• **REQUEST**:
Out of all the lines below, count those with the word "this". Give the number only.

--- start RECORD SET ---

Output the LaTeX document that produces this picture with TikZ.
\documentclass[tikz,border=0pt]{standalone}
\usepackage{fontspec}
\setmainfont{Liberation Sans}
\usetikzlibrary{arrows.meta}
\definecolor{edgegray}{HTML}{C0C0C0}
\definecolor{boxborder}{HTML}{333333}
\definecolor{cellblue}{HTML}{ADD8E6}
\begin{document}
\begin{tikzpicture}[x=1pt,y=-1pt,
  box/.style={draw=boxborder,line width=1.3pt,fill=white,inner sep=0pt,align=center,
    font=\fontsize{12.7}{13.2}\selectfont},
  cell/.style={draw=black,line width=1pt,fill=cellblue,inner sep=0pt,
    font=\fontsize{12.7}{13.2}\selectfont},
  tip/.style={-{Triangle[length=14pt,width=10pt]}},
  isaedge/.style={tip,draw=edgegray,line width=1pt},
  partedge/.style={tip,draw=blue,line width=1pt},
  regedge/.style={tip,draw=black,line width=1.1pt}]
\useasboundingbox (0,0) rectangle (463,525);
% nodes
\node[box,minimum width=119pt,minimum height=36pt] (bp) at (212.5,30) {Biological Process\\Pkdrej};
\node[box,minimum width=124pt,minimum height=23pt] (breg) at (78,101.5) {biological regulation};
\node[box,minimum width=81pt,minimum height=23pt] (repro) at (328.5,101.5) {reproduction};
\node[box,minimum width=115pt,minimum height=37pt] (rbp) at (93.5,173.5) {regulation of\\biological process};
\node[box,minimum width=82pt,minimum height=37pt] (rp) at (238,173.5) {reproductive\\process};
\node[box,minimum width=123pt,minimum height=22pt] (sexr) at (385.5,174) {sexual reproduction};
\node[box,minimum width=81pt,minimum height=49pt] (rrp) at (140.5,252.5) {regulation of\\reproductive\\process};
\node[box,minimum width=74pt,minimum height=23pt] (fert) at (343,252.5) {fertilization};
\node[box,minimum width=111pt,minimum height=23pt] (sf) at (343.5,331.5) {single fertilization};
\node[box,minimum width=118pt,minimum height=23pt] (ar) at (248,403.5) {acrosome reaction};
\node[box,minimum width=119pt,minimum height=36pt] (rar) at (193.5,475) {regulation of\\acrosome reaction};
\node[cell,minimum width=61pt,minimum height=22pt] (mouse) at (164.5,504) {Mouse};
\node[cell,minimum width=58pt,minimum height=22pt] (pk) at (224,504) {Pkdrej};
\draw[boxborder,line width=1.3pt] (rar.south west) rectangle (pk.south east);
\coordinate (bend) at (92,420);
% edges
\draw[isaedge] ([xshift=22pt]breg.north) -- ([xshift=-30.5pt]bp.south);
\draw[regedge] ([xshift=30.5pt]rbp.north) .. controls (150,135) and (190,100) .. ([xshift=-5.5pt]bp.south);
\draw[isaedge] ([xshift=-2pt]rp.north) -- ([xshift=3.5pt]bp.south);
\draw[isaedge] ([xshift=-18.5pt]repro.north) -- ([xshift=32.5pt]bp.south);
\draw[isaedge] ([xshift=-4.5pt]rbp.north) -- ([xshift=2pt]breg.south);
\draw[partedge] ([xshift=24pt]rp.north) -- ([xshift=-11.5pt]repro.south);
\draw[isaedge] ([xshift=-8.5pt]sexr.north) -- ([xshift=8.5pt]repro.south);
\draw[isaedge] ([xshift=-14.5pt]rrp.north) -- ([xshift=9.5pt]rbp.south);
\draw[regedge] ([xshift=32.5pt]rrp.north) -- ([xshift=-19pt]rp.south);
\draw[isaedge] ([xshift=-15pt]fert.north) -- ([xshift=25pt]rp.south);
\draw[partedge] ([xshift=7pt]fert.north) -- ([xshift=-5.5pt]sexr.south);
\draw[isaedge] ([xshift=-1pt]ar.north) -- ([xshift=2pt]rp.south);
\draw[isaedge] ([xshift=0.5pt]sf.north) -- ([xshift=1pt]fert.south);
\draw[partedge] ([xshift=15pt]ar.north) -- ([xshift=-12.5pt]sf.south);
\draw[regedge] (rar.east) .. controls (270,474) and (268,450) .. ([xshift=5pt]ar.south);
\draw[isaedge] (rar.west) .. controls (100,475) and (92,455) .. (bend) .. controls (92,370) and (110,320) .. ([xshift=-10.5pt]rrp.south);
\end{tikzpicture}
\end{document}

--- end RECORD SET ---
--- start RECORD SET ---

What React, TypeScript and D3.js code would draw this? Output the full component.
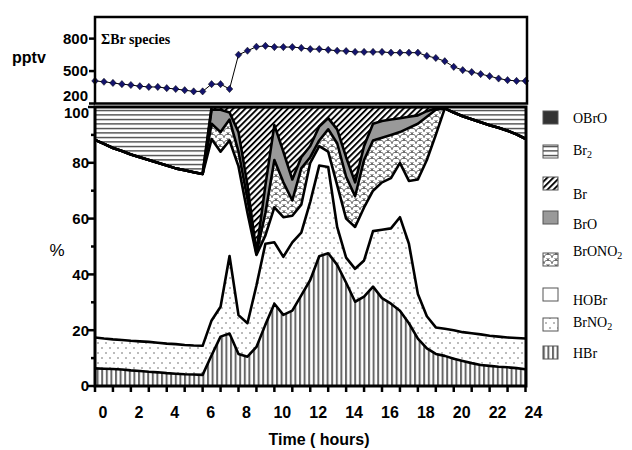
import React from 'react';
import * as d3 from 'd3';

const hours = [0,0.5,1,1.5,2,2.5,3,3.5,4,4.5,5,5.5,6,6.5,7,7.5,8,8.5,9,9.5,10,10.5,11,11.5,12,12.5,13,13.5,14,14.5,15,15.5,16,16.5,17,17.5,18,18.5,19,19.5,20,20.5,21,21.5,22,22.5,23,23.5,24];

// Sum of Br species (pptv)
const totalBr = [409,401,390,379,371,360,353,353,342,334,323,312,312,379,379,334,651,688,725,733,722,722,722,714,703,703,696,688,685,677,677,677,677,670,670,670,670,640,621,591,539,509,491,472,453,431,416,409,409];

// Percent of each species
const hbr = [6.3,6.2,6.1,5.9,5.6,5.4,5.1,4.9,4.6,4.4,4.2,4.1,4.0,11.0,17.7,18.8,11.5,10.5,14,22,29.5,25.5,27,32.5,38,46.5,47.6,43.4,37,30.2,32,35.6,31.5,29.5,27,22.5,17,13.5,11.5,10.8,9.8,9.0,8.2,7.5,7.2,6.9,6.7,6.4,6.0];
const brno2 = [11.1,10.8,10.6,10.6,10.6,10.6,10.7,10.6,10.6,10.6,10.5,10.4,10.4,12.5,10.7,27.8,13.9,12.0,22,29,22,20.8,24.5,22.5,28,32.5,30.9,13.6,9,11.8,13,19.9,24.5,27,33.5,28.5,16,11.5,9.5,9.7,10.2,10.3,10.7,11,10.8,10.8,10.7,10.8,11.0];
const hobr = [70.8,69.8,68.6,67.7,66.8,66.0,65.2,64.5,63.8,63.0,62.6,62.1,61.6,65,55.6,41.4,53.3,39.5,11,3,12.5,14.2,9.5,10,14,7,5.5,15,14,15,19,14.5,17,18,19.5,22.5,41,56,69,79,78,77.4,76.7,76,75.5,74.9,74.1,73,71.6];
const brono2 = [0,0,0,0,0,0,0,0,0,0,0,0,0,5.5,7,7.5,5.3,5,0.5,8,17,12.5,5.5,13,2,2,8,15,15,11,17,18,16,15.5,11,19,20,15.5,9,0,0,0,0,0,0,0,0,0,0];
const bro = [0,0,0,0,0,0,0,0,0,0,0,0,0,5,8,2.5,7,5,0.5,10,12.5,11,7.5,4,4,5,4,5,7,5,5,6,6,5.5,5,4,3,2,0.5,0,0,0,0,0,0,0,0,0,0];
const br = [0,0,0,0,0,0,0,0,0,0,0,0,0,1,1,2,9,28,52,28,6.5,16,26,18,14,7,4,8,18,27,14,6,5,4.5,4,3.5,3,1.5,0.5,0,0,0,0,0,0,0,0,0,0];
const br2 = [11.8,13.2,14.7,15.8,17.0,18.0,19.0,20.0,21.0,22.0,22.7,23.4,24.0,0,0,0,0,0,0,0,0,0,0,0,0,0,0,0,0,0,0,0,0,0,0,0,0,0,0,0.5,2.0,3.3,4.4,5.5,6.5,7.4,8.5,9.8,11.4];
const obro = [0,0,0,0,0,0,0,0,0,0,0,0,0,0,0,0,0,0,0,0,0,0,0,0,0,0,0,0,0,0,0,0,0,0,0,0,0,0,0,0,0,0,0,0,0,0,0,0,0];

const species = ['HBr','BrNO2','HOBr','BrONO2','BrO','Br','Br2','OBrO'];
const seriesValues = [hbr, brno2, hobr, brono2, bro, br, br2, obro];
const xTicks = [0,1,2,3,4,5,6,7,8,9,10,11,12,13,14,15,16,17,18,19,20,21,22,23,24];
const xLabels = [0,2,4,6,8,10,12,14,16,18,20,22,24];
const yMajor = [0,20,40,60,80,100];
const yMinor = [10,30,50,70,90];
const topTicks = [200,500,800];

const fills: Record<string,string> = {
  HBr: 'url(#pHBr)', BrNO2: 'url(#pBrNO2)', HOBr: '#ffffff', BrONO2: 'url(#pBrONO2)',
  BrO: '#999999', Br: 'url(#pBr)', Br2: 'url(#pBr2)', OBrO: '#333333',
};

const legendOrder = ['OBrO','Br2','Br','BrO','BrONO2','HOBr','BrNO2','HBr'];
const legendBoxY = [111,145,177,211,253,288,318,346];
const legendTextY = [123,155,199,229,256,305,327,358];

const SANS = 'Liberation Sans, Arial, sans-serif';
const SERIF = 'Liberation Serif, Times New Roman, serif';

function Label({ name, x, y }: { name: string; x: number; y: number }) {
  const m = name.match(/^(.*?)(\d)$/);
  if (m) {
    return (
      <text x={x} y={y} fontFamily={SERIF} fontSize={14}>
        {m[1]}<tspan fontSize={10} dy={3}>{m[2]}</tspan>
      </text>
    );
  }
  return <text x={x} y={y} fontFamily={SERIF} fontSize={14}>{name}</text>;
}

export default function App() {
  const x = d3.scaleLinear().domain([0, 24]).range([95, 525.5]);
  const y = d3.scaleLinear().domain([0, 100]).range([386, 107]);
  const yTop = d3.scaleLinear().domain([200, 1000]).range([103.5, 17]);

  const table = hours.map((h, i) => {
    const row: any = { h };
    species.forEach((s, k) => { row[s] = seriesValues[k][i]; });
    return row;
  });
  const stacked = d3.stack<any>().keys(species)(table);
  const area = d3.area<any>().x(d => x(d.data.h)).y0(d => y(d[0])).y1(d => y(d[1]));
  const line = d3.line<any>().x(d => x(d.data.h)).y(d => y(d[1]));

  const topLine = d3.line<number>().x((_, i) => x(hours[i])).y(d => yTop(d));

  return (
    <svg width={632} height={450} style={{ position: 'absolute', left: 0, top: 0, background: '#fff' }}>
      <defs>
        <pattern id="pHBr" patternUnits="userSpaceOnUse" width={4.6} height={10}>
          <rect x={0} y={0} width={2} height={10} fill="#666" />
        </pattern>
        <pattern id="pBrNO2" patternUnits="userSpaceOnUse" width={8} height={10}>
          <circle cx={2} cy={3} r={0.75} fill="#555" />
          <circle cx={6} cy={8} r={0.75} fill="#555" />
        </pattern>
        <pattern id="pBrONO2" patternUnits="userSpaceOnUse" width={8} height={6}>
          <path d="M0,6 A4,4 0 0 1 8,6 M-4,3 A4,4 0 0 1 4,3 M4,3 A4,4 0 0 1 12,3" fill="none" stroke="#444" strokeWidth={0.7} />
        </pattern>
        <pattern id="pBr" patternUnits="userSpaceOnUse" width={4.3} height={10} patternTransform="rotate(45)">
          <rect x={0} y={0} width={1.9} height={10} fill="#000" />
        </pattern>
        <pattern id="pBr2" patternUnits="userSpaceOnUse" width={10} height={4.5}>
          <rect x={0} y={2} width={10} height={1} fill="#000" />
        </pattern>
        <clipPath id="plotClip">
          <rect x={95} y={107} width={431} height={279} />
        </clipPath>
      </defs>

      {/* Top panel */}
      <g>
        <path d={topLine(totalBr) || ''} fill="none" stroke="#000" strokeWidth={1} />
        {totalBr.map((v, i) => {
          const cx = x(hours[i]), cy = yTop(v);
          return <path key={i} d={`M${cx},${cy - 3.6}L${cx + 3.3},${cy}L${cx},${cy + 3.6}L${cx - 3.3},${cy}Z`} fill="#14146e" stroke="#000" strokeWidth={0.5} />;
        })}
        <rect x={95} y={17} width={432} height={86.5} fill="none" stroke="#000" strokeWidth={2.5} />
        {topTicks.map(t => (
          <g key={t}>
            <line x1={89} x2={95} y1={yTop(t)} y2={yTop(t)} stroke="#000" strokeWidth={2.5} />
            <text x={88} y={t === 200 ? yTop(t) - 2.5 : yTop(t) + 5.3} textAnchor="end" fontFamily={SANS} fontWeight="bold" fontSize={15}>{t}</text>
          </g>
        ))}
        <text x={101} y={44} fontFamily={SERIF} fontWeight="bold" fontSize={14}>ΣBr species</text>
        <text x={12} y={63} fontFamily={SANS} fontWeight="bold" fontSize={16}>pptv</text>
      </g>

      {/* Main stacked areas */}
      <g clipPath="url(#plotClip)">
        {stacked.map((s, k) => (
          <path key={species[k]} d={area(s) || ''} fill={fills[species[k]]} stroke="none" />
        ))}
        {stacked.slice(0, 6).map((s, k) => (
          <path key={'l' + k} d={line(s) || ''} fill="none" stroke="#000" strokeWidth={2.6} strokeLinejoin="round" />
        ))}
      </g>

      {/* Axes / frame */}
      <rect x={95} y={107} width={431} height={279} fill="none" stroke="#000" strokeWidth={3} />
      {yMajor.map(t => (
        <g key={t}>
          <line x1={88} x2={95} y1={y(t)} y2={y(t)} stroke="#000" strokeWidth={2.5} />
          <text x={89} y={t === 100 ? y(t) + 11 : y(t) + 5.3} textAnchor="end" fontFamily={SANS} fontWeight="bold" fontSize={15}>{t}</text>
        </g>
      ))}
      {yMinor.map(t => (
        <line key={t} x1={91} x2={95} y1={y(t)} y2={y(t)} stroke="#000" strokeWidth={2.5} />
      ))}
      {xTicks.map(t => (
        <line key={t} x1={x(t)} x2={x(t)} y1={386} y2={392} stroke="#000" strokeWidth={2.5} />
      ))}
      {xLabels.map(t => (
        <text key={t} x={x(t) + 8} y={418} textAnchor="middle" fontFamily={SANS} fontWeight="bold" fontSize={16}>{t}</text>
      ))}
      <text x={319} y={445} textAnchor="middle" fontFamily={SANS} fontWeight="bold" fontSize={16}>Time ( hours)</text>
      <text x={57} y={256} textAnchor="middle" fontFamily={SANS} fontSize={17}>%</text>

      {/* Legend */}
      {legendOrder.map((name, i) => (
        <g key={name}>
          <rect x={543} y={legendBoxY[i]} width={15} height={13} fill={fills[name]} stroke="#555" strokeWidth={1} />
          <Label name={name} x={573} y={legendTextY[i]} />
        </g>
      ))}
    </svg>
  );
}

--- end RECORD SET ---

• **EXERCISE RESPONSE**:
2